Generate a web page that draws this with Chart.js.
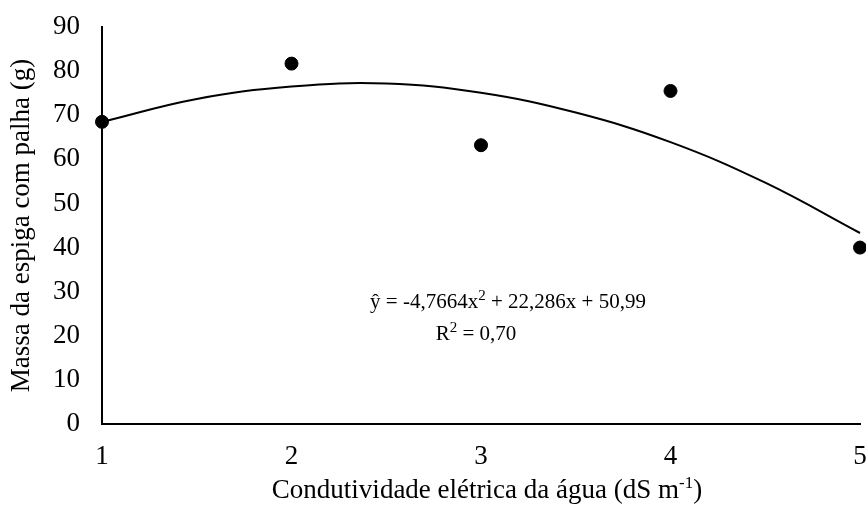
<!DOCTYPE html>
<html><head><meta charset="utf-8">
<script src="https://cdn.jsdelivr.net/npm/chart.js@4/dist/chart.umd.min.js"></script>
<style>html,body{margin:0;padding:0;background:#fff}canvas{display:block}</style>
</head><body>
<canvas id="c" width="866" height="506"></canvas>
<script>
// ---- data ----
const categories = [1, 2, 3, 4, 5];                 // Condutividade elétrica (dS m-1)
const observed = [68.5, 81.7, 63.2, 75.5, 40.0];     // Massa da espiga com palha (g)
const trendX = [1, 1.5, 2, 2.5, 3, 3.5, 4, 4.5, 5];
const trendY = [68.5, 73.7, 76.5, 77.2, 75.1, 70.6, 63.9, 54.7, 43.3];
const yTickLabels = [0, 10, 20, 30, 40, 50, 60, 70, 80, 90];
const xTickLabels = [1, 2, 3, 4, 5];
const yTitle = 'Massa da espiga com palha (g)';
const xTitleParts = [['Condutividade elétrica da água (dS m', false], ['-1', true], [')', false]];
const eqParts = [['ŷ = -4,7664x', false], ['2', true], [' + 22,286x + 50,99', false]];
const r2Parts = [['R', false], ['2', true], [' = 0,70', false]];

const FONT = "'Liberation Serif', 'Times New Roman', serif";

function drawRich(ctx, parts, cx, baseline, size, supSize, rise) {
  let w = 0;
  const widths = parts.map(([t, sup]) => {
    ctx.font = (sup ? supSize : size) + 'px ' + FONT;
    const m = ctx.measureText(t).width; w += m; return m;
  });
  let x = cx - w / 2;
  ctx.textBaseline = 'alphabetic';
  ctx.textAlign = 'left';
  ctx.fillStyle = '#000';
  parts.forEach(([t, sup], i) => {
    ctx.font = (sup ? supSize : size) + 'px ' + FONT;
    ctx.fillText(t, x, sup ? baseline - rise : baseline);
    x += widths[i];
  });
}

const textPlugin = {
  id: 'texts',
  afterDraw(chart) {
    const ctx = chart.ctx;
    ctx.save();
    drawRich(ctx, eqParts, 508, 308, 21, 15, 8);
    drawRich(ctx, r2Parts, 476, 340, 21, 15, 8);
    drawRich(ctx, xTitleParts, 487, 498, 27, 17, 10);
    ctx.restore();
  }
};

new Chart(document.getElementById('c'), {
  type: 'scatter',
  data: {
    datasets: [
      {
        data: categories.map((x, i) => ({x, y: observed[i]})),
        backgroundColor: '#000', borderColor: '#000',
        pointRadius: 6.5, pointHoverRadius: 6.5, showLine: false, clip: false, order: 0
      },
      {
        data: trendX.map((x, i) => ({x, y: trendY[i]})),
        showLine: true, borderColor: '#000', borderWidth: 2, pointRadius: 0,
        tension: 0.4, fill: false, clip: false, order: 1
      }
    ]
  },
  options: {
    responsive: false, animation: false, devicePixelRatio: 1,
    layout: {autoPadding: false, padding: {top: 27, right: 6, left: 0, bottom: 0}},
    plugins: {legend: {display: false}, tooltip: {enabled: false}},
    scales: {
      x: {
        type: 'linear', min: 1, max: 5,
        afterBuildTicks: s => { s.ticks = xTickLabels.map(v => ({value: v})); },
        afterFit: s => { s.height = 82; s.paddingLeft = 0; s.paddingRight = 0; },
        grid: {display: false, drawTicks: false},
        border: {display: true, color: '#000', width: 2},
        ticks: {color: '#000', padding: 17, maxRotation: 0, font: {family: FONT, size: 27}}
      },
      y: {
        type: 'linear', min: 0, max: 90,
        afterBuildTicks: s => { s.ticks = yTickLabels.map(v => ({value: v})); },
        afterFit: s => { s.width = 102; s.paddingTop = 0; s.paddingBottom = 0; },
        grid: {display: false, drawTicks: false},
        border: {display: true, color: '#000', width: 2},
        ticks: {color: '#000', padding: 22, font: {family: FONT, size: 27}},
        title: {display: true, text: yTitle, color: '#000', font: {family: FONT, size: 27}, padding: {top: 6, bottom: 0}}
      }
    }
  },
  plugins: [textPlugin]
});
</script>
</body></html>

◆ ◆ ◆ ◆ ◆

Reproduce every line exactly and omit all pictures.

• _COMPLETE OUTPUT_:
Generate a web page that draws this with Chart.js.
<!DOCTYPE html>
<html><head><meta charset="utf-8">
<script src="https://cdn.jsdelivr.net/npm/chart.js@4/dist/chart.umd.min.js"></script>
<style>html,body{margin:0;padding:0;background:#fff}canvas{display:block}</style>
</head><body>
<canvas id="c" width="866" height="506"></canvas>
<script>
// ---- data ----
const categories = [1, 2, 3, 4, 5];                 // Condutividade elétrica (dS m-1)
const observed = [68.5, 81.7, 63.2, 75.5, 40.0];     // Massa da espiga com palha (g)
const trendX = [1, 1.5, 2, 2.5, 3, 3.5, 4, 4.5, 5];
const trendY = [68.5, 73.7, 76.5, 77.2, 75.1, 70.6, 63.9, 54.7, 43.3];
const yTickLabels = [0, 10, 20, 30, 40, 50, 60, 70, 80, 90];
const xTickLabels = [1, 2, 3, 4, 5];
const yTitle = 'Massa da espiga com palha (g)';
const xTitleParts = [['Condutividade elétrica da água (dS m', false], ['-1', true], [')', false]];
const eqParts = [['ŷ = -4,7664x', false], ['2', true], [' + 22,286x + 50,99', false]];
const r2Parts = [['R', false], ['2', true], [' = 0,70', false]];

const FONT = "'Liberation Serif', 'Times New Roman', serif";

function drawRich(ctx, parts, cx, baseline, size, supSize, rise) {
  let w = 0;
  const widths = parts.map(([t, sup]) => {
    ctx.font = (sup ? supSize : size) + 'px ' + FONT;
    const m = ctx.measureText(t).width; w += m; return m;
  });
  let x = cx - w / 2;
  ctx.textBaseline = 'alphabetic';
  ctx.textAlign = 'left';
  ctx.fillStyle = '#000';
  parts.forEach(([t, sup], i) => {
    ctx.font = (sup ? supSize : size) + 'px ' + FONT;
    ctx.fillText(t, x, sup ? baseline - rise : baseline);
    x += widths[i];
  });
}

const textPlugin = {
  id: 'texts',
  afterDraw(chart) {
    const ctx = chart.ctx;
    ctx.save();
    drawRich(ctx, eqParts, 508, 308, 21, 15, 8);
    drawRich(ctx, r2Parts, 476, 340, 21, 15, 8);
    drawRich(ctx, xTitleParts, 487, 498, 27, 17, 10);
    ctx.restore();
  }
};

new Chart(document.getElementById('c'), {
  type: 'scatter',
  data: {
    datasets: [
      {
        data: categories.map((x, i) => ({x, y: observed[i]})),
        backgroundColor: '#000', borderColor: '#000',
        pointRadius: 6.5, pointHoverRadius: 6.5, showLine: false, clip: false, order: 0
      },
      {
        data: trendX.map((x, i) => ({x, y: trendY[i]})),
        showLine: true, borderColor: '#000', borderWidth: 2, pointRadius: 0,
        tension: 0.4, fill: false, clip: false, order: 1
      }
    ]
  },
  options: {
    responsive: false, animation: false, devicePixelRatio: 1,
    layout: {autoPadding: false, padding: {top: 27, right: 6, left: 0, bottom: 0}},
    plugins: {legend: {display: false}, tooltip: {enabled: false}},
    scales: {
      x: {
        type: 'linear', min: 1, max: 5,
        afterBuildTicks: s => { s.ticks = xTickLabels.map(v => ({value: v})); },
        afterFit: s => { s.height = 82; s.paddingLeft = 0; s.paddingRight = 0; },
        grid: {display: false, drawTicks: false},
        border: {display: true, color: '#000', width: 2},
        ticks: {color: '#000', padding: 17, maxRotation: 0, font: {family: FONT, size: 27}}
      },
      y: {
        type: 'linear', min: 0, max: 90,
        afterBuildTicks: s => { s.ticks = yTickLabels.map(v => ({value: v})); },
        afterFit: s => { s.width = 102; s.paddingTop = 0; s.paddingBottom = 0; },
        grid: {display: false, drawTicks: false},
        border: {display: true, color: '#000', width: 2},
        ticks: {color: '#000', padding: 22, font: {family: FONT, size: 27}},
        title: {display: true, text: yTitle, color: '#000', font: {family: FONT, size: 27}, padding: {top: 6, bottom: 0}}
      }
    }
  },
  plugins: [textPlugin]
});
</script>
</body></html>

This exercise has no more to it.